An Alphabet for Change

Observations on a Life Transformed – By Steve Hallblade.

The premise and structure of this book is simple – one letter at a time, it walks through the alphabet, spending a chapter defining for each letter an attribute or practice seen in lives transformed by Christ.

So for example, in the first three chapters he describes and points out how the Bible prescribes A – Authenticity, B – Benevolence, C – Compassion. And right there, even with those first three, you can see the value – I feel like it’s a worthy use of our time, to consider how God is calling us to live out these traits.

It’s a good idea for a book.

As I began reading it, however, I had three questions:

  1. Since this book is about human traits and behaviors, does it only focus on the works of human action on its own and neglect the subject of God’s will, grace and providence in human lives? Or said another way, is this a legalistic or works-oriented book?
  2. Does this book, as all Christian books should, spend time encouraging the reader to think about the Gospel and how it affects and directs a Christian’s behavior?
  3. What does he do for the letter X?

As for the third question, I’ll let you find out for yourself – it was a new one for me. Happily, however, the answers to questions one and two are No and Yes!

So for example, in the chapter for H – Humility, he says this:

Christ’s example in humility is hard to humanly comprehend. Here is the creator of the universe (equal status with God) willing to become human. And why? He did this so he could live out a selfless, obedient life, die, and become a ransom for many. And while we will never come close to matching this type of humility, we are called to follow his example as best we can.

And then he continues with Paul’s words in Philippians 2 to describe ways in which we can strive to do that.

And later, in the chapter about L – Love, he says:

Jesus ups the game on the earlier command to love one another as you love yourself.
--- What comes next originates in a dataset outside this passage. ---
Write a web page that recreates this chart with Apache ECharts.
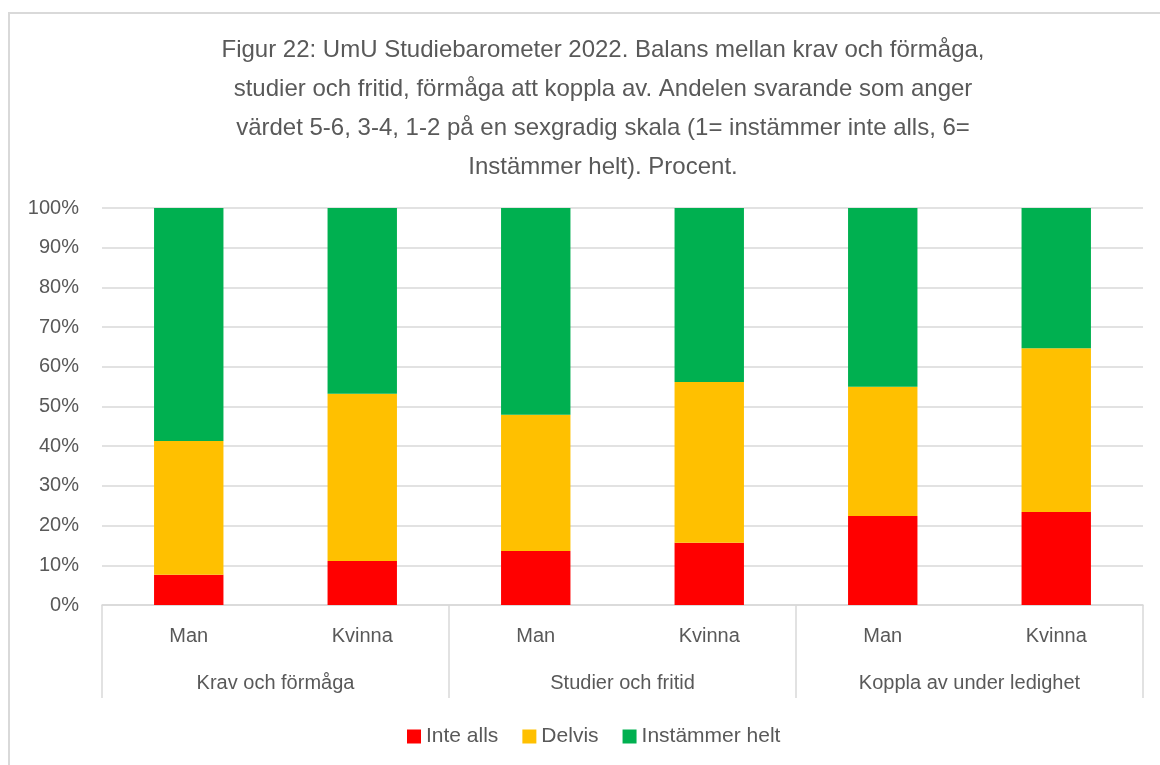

The new command calls for our love toward others to be the same as Christ’s love toward us. But how can we do this? It’s definitely a very high standard, but with God’s help, we can love as we are called to love.

And right now, I’m resisting the temptation to give spoilers as to why he thinks we should have a Zeal for God. But there is a lot of good Gospel and God’s Grace in this book. And Scripture in every chapter.

For each of these traits, the author ends the chapter with a “Stepping Towards Transformation” section that offers a helpful basic step or goal for moving towards that practice in our lives – such as “Consider getting into a small group!”, or “Read the book of Job.” These sections extend the book from thoughtful and provocative to directed and practical.

Perhaps a fourth question I should have asked from the outset is “Will this book make me feel guilty?” Again, happily, the answer is no. This is a refreshing, conversational, personal book and every chapter – every letter – was a helpful reminder as to the types of behaviors God wants us to exemplify as Christians. Over and over, I found myself thinking, “Yeah, that’s something I should be thinking about. That’s a description I should be working towards.” But the author doesn’t hit you over the head with these concepts and he never claims to have them totally figured out in his own life.

I encourage you to get this book and read it, and I pray that God will use it to draw you closer to him as you remember more of how you are called to live as a response to what God has done for you.